8 comments on “A USA Today Editorial: Financial WMD

  1. Byzantine says:

    The fact that there is a $60 trillion upside-down pyramid riding on US home values shows that a lot of people with a lot of liquidity made some stupid assumptions–or not so stupid. So long as you weren’t the one left standing when the music stopped, you made out like a bandit.

    In any event, it is obvious now that US banks are hopelessly over-leveraged on assets that are not worth nearly what the quants assumed they were. All the Fed’s and the Treasury’s efforts to keep economic reality from asserting itself will only prolong the agony. No government in history has ever won a battle with falling prices.

  2. RandomJoe says:

    Well, house prices need to fall in real (uninflated) dollar terms. They don’t need to actually fall as much if there’s high inflation, which the 700 B bailout will ensure…

  3. tgs says:

    #2. very true about the bailouts causing high inflation. Hopefully, this debacle will convince people that the Federal Reserve needs to be abolished and the U.S. returned to a hard currency.

  4. Irenaeus says:

    “The Federal Reserve needs to be abolished and the U.S. returned to a hard currency” —TGS [#3]

    How would that help? The United States had similar debacles aplenty when it was on the gold standard and had no central bank. Those debacles included the Panics of 1837, 1857, 1873, 1890, 1893, 1896, and 1907.

  5. Byzantine says:

    How has the Federal Reserve and fiat money helped? The dollar has lost over 90% of its value since 1913 and the boom-bust cycle continues ad infinitum, with global, systemic effects. The response to the Panics was to cartelize unsound banking, not to insist on sound banking.

  6. Irenaeus says:

    “The response to the Panics was to cartelize unsound banking, not to insist on sound banking”

    How is banking cartelized today?

    How does the government “insist on unsound banking”?

  7. Byzantine says:

    1. The Federal Reserve
    2. Deposit insurance and low reserve requirements
    I suppose I could add “printing up money to buy overvalued assets” as well.

  8. Irenaeus says:

    1. CARTEL: A “cartel” is “a combination of independent commercial or industrial enterprises designed to limit competition or fix prices.”
    http://www.merriam-webster.com/dictionary/cartel

    The Federal Reserve is a central bank, a provider of payment-related services, and one of four federal bank regulatory agencies. In none of those capacities does it act like a cartel to “limit competition or fix prices.”
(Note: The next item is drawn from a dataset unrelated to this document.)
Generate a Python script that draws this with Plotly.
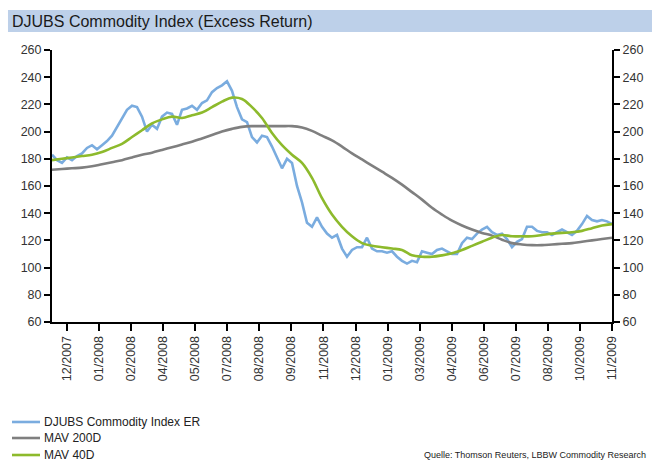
import plotly.graph_objects as go

# Weekly observations (index), Dec 2007 - Nov 2009
djubs_er = [183, 179, 177, 181, 179, 182, 184, 188, 190, 187, 190, 193, 197, 203, 210, 216, 219, 218, 211, 200,
            205, 202, 211, 214, 213, 205, 216, 217, 219, 216, 221, 223, 229, 232, 234, 237, 230, 218, 209, 207,
            196, 192, 197, 196, 189, 181, 173, 180, 177, 160, 148, 133, 130, 137, 130, 125, 122, 124, 114, 108,
            113, 115, 115, 122, 114, 112, 112, 111, 112, 108, 105, 103, 105, 104, 112, 111, 110, 113, 114, 112,
            110, 110, 118, 122, 121, 125, 128, 130, 126, 124, 125, 121, 115, 119, 121, 130, 130, 127, 126, 126,
            124, 126, 128, 126, 124, 127, 132, 138, 135, 134, 135, 134, 132]

# Moving averages, every second week
mav_40d = [179, 180, 181, 182, 183, 185, 188, 191, 196, 201, 206, 209, 211, 210, 212, 214, 218, 222, 225, 224,
           218, 210, 199, 190, 183, 177, 166, 151, 139, 130, 123, 118, 116, 115, 114, 113, 109, 108, 108, 109,
           110.5, 113, 116, 119, 122, 124, 123, 123, 123, 124, 125, 125.5, 126, 127, 129, 131, 132]
mav_200d = [172, 172.5, 173, 173.5, 174.5, 176, 177.5, 179, 181, 183, 184.5, 186.5, 188.5, 190.5, 192.5, 195,
            197.5, 200, 202, 203.5, 204, 204, 204, 204, 204, 203, 200.5, 197, 193.5, 189, 184, 179.5, 175, 170.5,
            166, 161, 155.5, 150, 144, 139, 134.5, 131, 128, 125.5, 123.5, 120.5, 118, 117, 116.5, 116.5, 117,
            117.5, 118, 119, 120, 121, 122]

series_names = ["DJUBS Commodity Index ER", "MAV 200D", "MAV 40D"]
tick_labels = ["12/2007", "01/2008", "02/2008", "04/2008", "05/2008", "07/2008", "08/2008", "09/2008",
               "11/2008", "12/2008", "01/2009", "03/2009", "04/2009", "06/2009", "07/2009", "08/2009",
               "10/2009", "11/2009"]
y_ticks = [60, 80, 100, 120, 140, 160, 180, 200, 220, 240, 260]

x_er = list(range(len(djubs_er)))
x_ma = [2 * j for j in range(len(mav_40d))]
n_weeks = len(djubs_er) - 1
tick_pos = [3 + k * (n_weeks - 3) / (len(tick_labels) - 1) for k in range(len(tick_labels))]

BLUE = "#7aacdf"
GREY = "#7f7f7f"
GREEN = "#8dba2c"
COLORS = [BLUE, GREY, GREEN]
FONT = "Liberation Sans"

fig = go.Figure()
fig.add_trace(go.Scatter(x=x_er, y=djubs_er, mode="lines", name=series_names[0],
                         line=dict(color=BLUE, width=2.6)))
fig.add_trace(go.Scatter(x=x_ma, y=mav_200d, mode="lines", name=series_names[1],
                         line=dict(color=GREY, width=2.6, shape="spline")))
fig.add_trace(go.Scatter(x=x_ma, y=mav_40d, mode="lines", name=series_names[2],
                         line=dict(color=GREEN, width=2.6, shape="spline")))
# invisible trace to enable the mirrored right axis
fig.add_trace(go.Scatter(x=[0], y=[60], yaxis="y2", mode="lines", showlegend=False,
                         hoverinfo="skip", line=dict(color="rgba(0,0,0,0)")))

axis_font = dict(family=FONT, size=12.5, color="#333333")

shapes = [dict(type="rect", xref="paper", yref="paper", x0=-0.0786, x1=1.0714, y0=1.066, y1=1.147,
               fillcolor="#bdd0e9", line=dict(width=0), layer="below")]
annotations = [
    dict(text="DJUBS Commodity Index (Excess Return)", xref="paper", yref="paper",
         x=-0.075, y=1.1065, xanchor="left", yanchor="middle", showarrow=False,
         font=dict(family=FONT, size=16, color="#1a1a1a")),
    dict(text="Quelle: Thomson Reuters, LBBW Commodity Research", xref="paper", yref="paper",
         x=1.064, y=-0.489, xanchor="right", yanchor="middle", showarrow=False,
         font=dict(family=FONT, size=9, color="#222222")),
]
# legend (drawn in paper space below the plot)
legend_y = [-0.3676, -0.4265, -0.489]
for name, col, ly in zip(series_names, COLORS, legend_y):
    shapes.append(dict(type="line", xref="paper", yref="paper", x0=-0.0714, x1=-0.0214, y0=ly, y1=ly,
                       line=dict(color=col, width=2.6)))
    annotations.append(dict(text=name, xref="paper", yref="paper", x=-0.017, y=ly,
                            xanchor="left", yanchor="middle", showarrow=False,
                            font=dict(family=FONT, size=12, color="#222222")))

fig.update_layout(
    width=652, height=467,
    margin=dict(l=52, r=40, t=50, b=145),
    paper_bgcolor="white", plot_bgcolor="white",
    font=dict(family=FONT, size=12, color="#333333"),
    showlegend=False,
    xaxis=dict(range=[0, n_weeks], tickmode="array", tickvals=tick_pos, ticktext=tick_labels,
               tickangle=-90, ticks="outside", ticklen=7, tickwidth=2, tickcolor="black",
               showline=True, linecolor="black", linewidth=2, showgrid=False, zeroline=False,
               tickfont=axis_font, automargin=False),
    yaxis=dict(range=[60, 260], tickmode="array", tickvals=y_ticks, ticks="outside", ticklen=6,
               tickwidth=2, tickcolor="black", showline=True, linecolor="black", linewidth=2,
               showgrid=False, zeroline=False, tickfont=axis_font, automargin=False),
    yaxis2=dict(range=[60, 260], tickmode="array", tickvals=y_ticks, overlaying="y", side="right",
                ticks="outside", ticklen=6, tickwidth=2, tickcolor="black", showline=True,
                linecolor="black", linewidth=2, showgrid=False, zeroline=False, tickfont=axis_font,
                automargin=False),
    shapes=shapes,
    annotations=annotations,
)

fig.write_html("out.html", config={"displayModeBar": False},
               post_script="document.body.style.margin='0px';document.body.style.overflow='hidden';")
    If you disagree, please give specific examples of how the Federal Reserve has fixed prices within the past decade.

    From 1933 until the early 1980s, Congress required the Fed to set the maximum interest rate banks could pay on deposits. But those days are long gone.

    2. RESERVE REQUIREMENTS: In what sense are reserve requirements too low? What would be an adequate reserve requirement?